In our study population, it was observed that age demonstrated a significant association with the risk of minor complications [Table 5]. One explanation for this association is that older patients tend to have a higher prevalence of comorbid conditions. The presence of multiple comorbid conditions in older patients can significantly impact their overall health status and physiological resilience. These findings suggest that age should be regarded as a critical factor when evaluating the likelihood of minor complications arising after the insertion of a gastrostomy tube insertion. It is worth noting that while age is an important factor, it should be considered in conjunction with other factors such as frailty, nutritional status, and functional abilities. These additional factors may also contribute to the increased risk of procedural complications in older patients.

When compared to a widely adopted gastrostomy method such as PEG, the PRG method offers an alternative approach to delivering enteral nutrition.[7,12] Several studies have demonstrated that fluoroscopic techniques exhibit higher success rates and lower rates of major complications compared to endoscopic techniques.[6,13-16] Despite this, a notable vulnerability in radiologically-inserted gastrostomy (RIG) is the necessity for smaller gastrostomy tube sizes, rendering them more susceptible to blockages and necessitating additional interventions.[13,17]

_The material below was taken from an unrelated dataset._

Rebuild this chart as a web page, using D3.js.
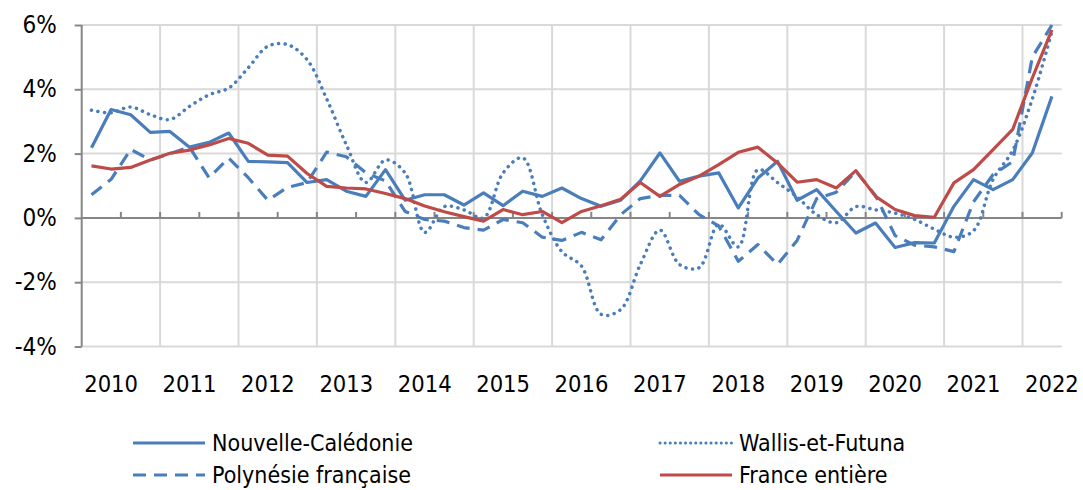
<!DOCTYPE html>
<html>
<head>
<meta charset="utf-8">
<script src="https://cdn.jsdelivr.net/npm/d3@7"></script>
<style>
body { margin: 0; background: #fff; }
text { font-family: "DejaVu Sans Condensed", "DejaVu Sans", sans-serif; fill: #000; }
</style>
</head>
<body>
<div id="chart"></div>
<script>
// categories : trimestres 2010T1 -> 2022T2
var years = [2010, 2011, 2012, 2013, 2014, 2015, 2016, 2017, 2018, 2019, 2020, 2021, 2022];
var quarters = [];
years.forEach(function(yr) {
	['T1', 'T2', 'T3', 'T4'].forEach(function(q) { quarters.push(yr + q); });
});
quarters = quarters.slice(0, 50);

// glissement annuel des prix, en %
var nouvelleCaledonie = [2.18, 3.37, 3.21, 2.66, 2.69, 2.2, 2.35, 2.64, 1.76, 1.74,
	1.72, 1.1, 1.19, 0.83, 0.67, 1.5, 0.55, 0.72, 0.72, 0.4,
	0.78, 0.38, 0.83, 0.67, 0.93, 0.6, 0.36, 0.55, 1.15, 2.02,
	1.14, 1.3, 1.4, 0.31, 1.24, 1.76, 0.55, 0.88, 0.2, -0.47,
	-0.16, -0.92, -0.77, -0.78, 0.36, 1.19, 0.88, 1.19, 2.02, 3.78];
var polynesie = [0.72, 1.2, 2.13, 1.8, 2.0, 2.2, 1.25, 1.86, 1.25, 0.55,
	0.95, 1.1, 2.05, 1.9, 1.4, 1.15, 0.2, -0.05, -0.1, -0.3,
	-0.38, -0.05, -0.15, -0.6, -0.7, -0.45, -0.68, 0.1, 0.6, 0.7,
	0.7, 0.1, -0.25, -1.35, -0.83, -1.45, -0.7, 0.6, 0.8, 1.45,
	0.7, -0.55, -0.85, -0.9, -1.05, 0.5, 1.35, 1.75, 5.0, 6.0];
var wallis = [3.35, 3.27, 3.45, 3.21, 3.06, 3.47, 3.83, 4.04, 4.67, 5.34,
	5.39, 4.92, 3.7, 2.28, 1.1, 1.8, 1.4, -0.45, 0.35, 0.25,
	0.0, 1.4, 1.87, 0.1, -1.05, -1.5, -3.0, -2.85, -1.45, -0.38,
	-1.45, -1.55, -0.2, -0.9, 1.5, 1.1, 0.65, 0.1, -0.15, 0.35,
	0.25, 0.15, -0.05, -0.35, -0.6, -0.4, 1.2, 2.1, 3.7, 5.8];
var france = [1.62, 1.52, 1.57, 1.8, 2.01, 2.11, 2.27, 2.47, 2.32, 1.95,
	1.92, 1.38, 0.98, 0.93, 0.9, 0.76, 0.6, 0.37, 0.19, 0.04,
	-0.1, 0.26, 0.1, 0.2, -0.15, 0.2, 0.38, 0.58, 1.1, 0.67,
	1.04, 1.3, 1.66, 2.04, 2.2, 1.71, 1.11, 1.19, 0.93, 1.47,
	0.67, 0.26, 0.07, 0.02, 1.09, 1.5, 2.12, 2.75, 4.35, 5.85];

var yTicks = [-4, -2, 0, 2, 4, 6];

var svgWidth = 1083;
var svgHeight = 490;
var plotLeft = 81.7, plotRight = 1061.7, plotTop = 25, plotBottom = 346.5;

var blue = '#4a7ebb';
var red = '#be4b48';

var svg = d3.select('#chart').append('svg')
	.attr('width', svgWidth)
	.attr('height', svgHeight);

var x = d3.scaleBand().domain(quarters).range([plotLeft, plotRight]);
var y = d3.scaleLinear().domain([-4, 6]).range([plotBottom, plotTop]);
var cx = function(i) { return x(quarters[i]) + x.bandwidth() / 2; };

// grille horizontale
svg.append('g').selectAll('line')
	.data(yTicks.filter(function(d) { return d != 0; }))
	.enter().append('line')
	.attr('x1', plotLeft).attr('x2', plotRight)
	.attr('y1', d => y(d)).attr('y2', d => y(d))
	.attr('stroke', '#d9d9d9').attr('stroke-width', 2);

// grille verticale, une ligne par annee
svg.append('g').selectAll('line')
	.data(years.slice(1))
	.enter().append('line')
	.attr('x1', d => x(d + 'T1')).attr('x2', d => x(d + 'T1'))
	.attr('y1', plotTop).attr('y2', plotBottom)
	.attr('stroke', '#d9d9d9').attr('stroke-width', 2);

// axe Y
var leftAxis = d3.axisLeft(y).tickValues(yTicks).tickSize(7).tickPadding(18)
	.tickFormat(d => d + '%');
var yAxis = svg.append('g')
	.attr('transform', `translate(${plotLeft}, 0)`)
	.call(leftAxis);
yAxis.select('.domain').attr('stroke', '#868686').attr('stroke-width', 2).attr('d', `M0,${plotTop}V${plotBottom}`);
yAxis.selectAll('.tick line').attr('stroke', '#868686').attr('stroke-width', 2);
yAxis.selectAll('.tick text').attr('font-size', 24).attr('font-family', null);

// axe X sur la ligne 0 %
var zeroY = y(0);
svg.append('line')
	.attr('x1', plotLeft).attr('x2', plotRight)
	.attr('y1', zeroY).attr('y2', zeroY)
	.attr('stroke', '#868686').attr('stroke-width', 2);
var tickIdx = d3.range(2, quarters.length + 1, 2);
svg.append('g').selectAll('line')
	.data(tickIdx)
	.enter().append('line')
	.attr('x1', d => d < quarters.length ? x(quarters[d]) : plotRight)
	.attr('x2', d => d < quarters.length ? x(quarters[d]) : plotRight)
	.attr('y1', zeroY).attr('y2', zeroY - 6)
	.attr('stroke', '#868686').attr('stroke-width', 2);

// etiquettes des annees
svg.append('g').selectAll('text')
	.data(years)
	.enter().append('text')
	.attr('x', d => x(d + 'T2') + x.bandwidth() / 2)
	.attr('y', 392)
	.attr('text-anchor', 'middle')
	.attr('font-size', 23.5)
	.text(d => d);

// courbes
var series = [
	{name: 'Nouvelle-Calédonie', values: nouvelleCaledonie, color: blue, dash: null, curve: d3.curveLinear},
	{name: 'Wallis-et-Futuna', values: wallis, color: blue, dash: '0.1,6.5', curve: d3.curveCatmullRom},
	{name: 'Polynésie française', values: polynesie, color: blue, dash: '13,8', curve: d3.curveLinear},
	{name: 'France entière', values: france, color: red, dash: null, curve: d3.curveLinear}
];

series.forEach(function(s) {
	var line = d3.line()
		.x((d, i) => cx(i))
		.y(d => y(d))
		.curve(s.curve);
	svg.append('path')
		.datum(s.values)
		.attr('d', line)
		.attr('fill', 'none')
		.attr('stroke', s.color)
		.attr('stroke-width', s.dash == '0.1,6.5' ? 3.5 : 3.2)
		.attr('stroke-linecap', s.dash == '0.1,6.5' ? 'round' : 'butt')
		.attr('stroke-linejoin', 'round')
		.attr('stroke-dasharray', s.dash);
});

// legende
var legendPos = [
	{x: 133, y: 443}, {x: 660, y: 443},
	{x: 133, y: 475}, {x: 660, y: 475}
];
var legend = svg.append('g').selectAll('g')
	.data(series)
	.enter().append('g')
	.attr('transform', (d, i) => `translate(${legendPos[i].x}, ${legendPos[i].y})`);
legend.append('line')
	.attr('x1', 0).attr('x2', 72)
	.attr('stroke', d => d.color)
	.attr('stroke-width', 3)
	.attr('stroke-linecap', d => d.dash == '0.1,6.5' ? 'round' : 'butt')
	.attr('stroke-dasharray', d => d.dash == '0.1,6.5' ? '0.1,5' : d.dash);
legend.append('text')
	.attr('x', 79)
	.attr('y', 8)
	.attr('font-size', 23)
	.text(d => d.name);
</script>
</body>
</html>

The retrospective nature of this study and its evaluation from a single institution’s perspective imposes several limitations. The sample size was relatively small, which might have resulted in an increased likelihood of random variation, reducing the statistical power. Although this investigation provided valuable insights into the outcomes and complications associated with PRG, it recognizes the absence of specific patient data related to endoscopically placed tubes in the current study. In future studies, a prospective randomized clinical trial between PRG and PEG methods would offer clinician’s valuable information for selecting the most suitable method based on BMI. Furthermore, this comparison would contribute to the development of evidence-based guidelines for percutaneous gastrostomy tube insertion, considering the diverse patient population and their varying anatomical and physiological characteristics.

CONCLUSION

PRG tube placement serves as a crucial intervention in interventional radiology, offering not only sustained enteral access for patients with compromised nutrition but also effective gut decompression. Our results showed patients in lower BMI classes exhibited increased rates of gastrostomy tube dislodgment and procedural pain management. Age demonstrated a significant association with the risk of minor complications. This study provides valuable insight into predicting and preventing complications in gastrostomy tube placement following gastrostomy tube insertion and highlights areas where more attention is needed to improve patient outcomes.